◆ SET PROBLEM: Images must not appear in your copy; reproduce every other part of the records exactly.

◆ GIVEN RECORDS:

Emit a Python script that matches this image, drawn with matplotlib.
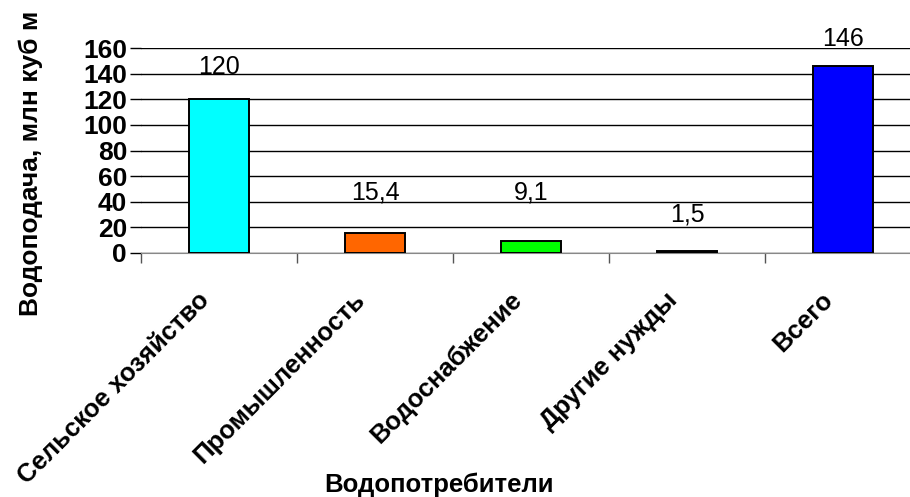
import matplotlib.pyplot as plt
import matplotlib.transforms as mtransforms
import numpy as np

plt.rcParams['font.family'] = ['Liberation Sans', 'DejaVu Sans']

categories = ["Сельское хозяйство", "Промышленность", "Водоснабжение",
              "Другие нужды", "Всего"]
values = [120, 15.4, 9.1, 1.5, 146]
value_labels = ["120", "15,4", "9,1", "1,5", "146"]
colors = ["#00FFFF", "#FF6600", "#00FF00", "#000000", "#0000FF"]

# label heights above the category, as in the spreadsheet layout
label_y = [145, 47, 47, 30, 167]

fig = plt.figure(figsize=(9.1, 4.97), dpi=100)
ax = fig.add_axes([141 / 910, 1 - 253 / 497, 1 - 141 / 910 + 0.012, 205 / 497])

x = np.arange(len(categories))
ax.bar(x, values, width=0.39, color=colors, edgecolor="black", linewidth=1.4, zorder=3)

for xi, txt, yy in zip(x, value_labels, label_y):
    ax.text(xi, yy, txt, ha="center", va="center", fontsize=18)

ax.set_ylim(0, 160)
ax.set_xlim(-0.5, len(categories) - 0.5)
ax.set_yticks(np.arange(0, 161, 20))
ax.yaxis.grid(True, color="black", linewidth=1.0, zorder=0)
ax.tick_params(axis="y", length=8, width=1, labelsize=19, pad=2)
for lab in ax.get_yticklabels():
    lab.set_fontweight("bold")

ax.set_xticks(x)
ax.set_xticklabels(categories, rotation=45, ha="right", rotation_mode="anchor",
                   fontsize=18.5, fontweight="bold")
ax.tick_params(axis="x", length=0, pad=25)
shift = mtransforms.ScaledTranslation(-0.22, 0, fig.dpi_scale_trans)
for lab in ax.get_xticklabels():
    lab.set_transform(lab.get_transform() + shift)
ax.set_xticks(np.arange(-0.5, len(categories)), minor=True)
ax.tick_params(axis="x", which="minor", length=7, width=1, color="#555555")

for side in ["left", "top", "right"]:
    ax.spines[side].set_visible(False)
ax.spines["bottom"].set_color("#888888")

ax.set_ylabel("Водоподача, млн куб м", fontsize=19, fontweight="bold")
ax.yaxis.set_label_coords((44 - 141) / 769, (253 - 163) / 205)
ax.set_xlabel("Водопотребители", fontsize=18.5, fontweight="bold")
ax.xaxis.set_label_coords((435 - 141) / 769, (253 - 473) / 205)

fig.savefig("out.png", dpi=100)
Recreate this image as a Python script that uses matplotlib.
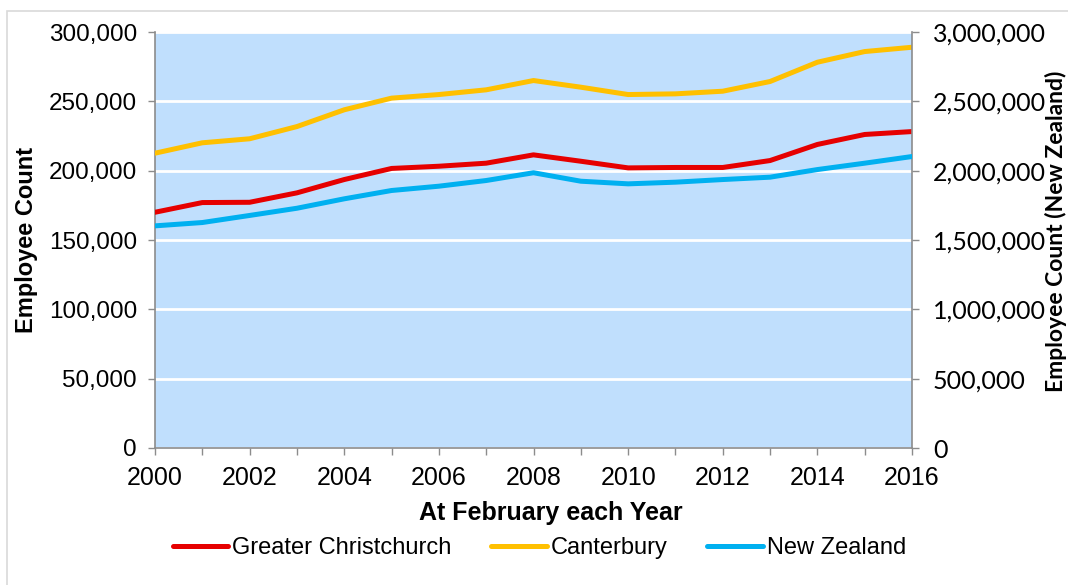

◆ TASK SOLUTION:
Emit a Python script that matches this image, drawn with matplotlib.
import matplotlib.pyplot as plt
import matplotlib.transforms as mtransforms
import numpy as np

plt.rcParams['font.family'] = ['Liberation Sans', 'DejaVu Sans']

categories = ["Сельское хозяйство", "Промышленность", "Водоснабжение",
              "Другие нужды", "Всего"]
values = [120, 15.4, 9.1, 1.5, 146]
value_labels = ["120", "15,4", "9,1", "1,5", "146"]
colors = ["#00FFFF", "#FF6600", "#00FF00", "#000000", "#0000FF"]

# label heights above the category, as in the spreadsheet layout
label_y = [145, 47, 47, 30, 167]

fig = plt.figure(figsize=(9.1, 4.97), dpi=100)
ax = fig.add_axes([141 / 910, 1 - 253 / 497, 1 - 141 / 910 + 0.012, 205 / 497])

x = np.arange(len(categories))
ax.bar(x, values, width=0.39, color=colors, edgecolor="black", linewidth=1.4, zorder=3)

for xi, txt, yy in zip(x, value_labels, label_y):
    ax.text(xi, yy, txt, ha="center", va="center", fontsize=18)

ax.set_ylim(0, 160)
ax.set_xlim(-0.5, len(categories) - 0.5)
ax.set_yticks(np.arange(0, 161, 20))
ax.yaxis.grid(True, color="black", linewidth=1.0, zorder=0)
ax.tick_params(axis="y", length=8, width=1, labelsize=19, pad=2)
for lab in ax.get_yticklabels():
    lab.set_fontweight("bold")

ax.set_xticks(x)
ax.set_xticklabels(categories, rotation=45, ha="right", rotation_mode="anchor",
                   fontsize=18.5, fontweight="bold")
ax.tick_params(axis="x", length=0, pad=25)
shift = mtransforms.ScaledTranslation(-0.22, 0, fig.dpi_scale_trans)
for lab in ax.get_xticklabels():
    lab.set_transform(lab.get_transform() + shift)
ax.set_xticks(np.arange(-0.5, len(categories)), minor=True)
ax.tick_params(axis="x", which="minor", length=7, width=1, color="#555555")

for side in ["left", "top", "right"]:
    ax.spines[side].set_visible(False)
ax.spines["bottom"].set_color("#888888")

ax.set_ylabel("Водоподача, млн куб м", fontsize=19, fontweight="bold")
ax.yaxis.set_label_coords((44 - 141) / 769, (253 - 163) / 205)
ax.set_xlabel("Водопотребители", fontsize=18.5, fontweight="bold")
ax.xaxis.set_label_coords((435 - 141) / 769, (253 - 473) / 205)

fig.savefig("out.png", dpi=100)
Recreate this image as a Python script that uses matplotlib.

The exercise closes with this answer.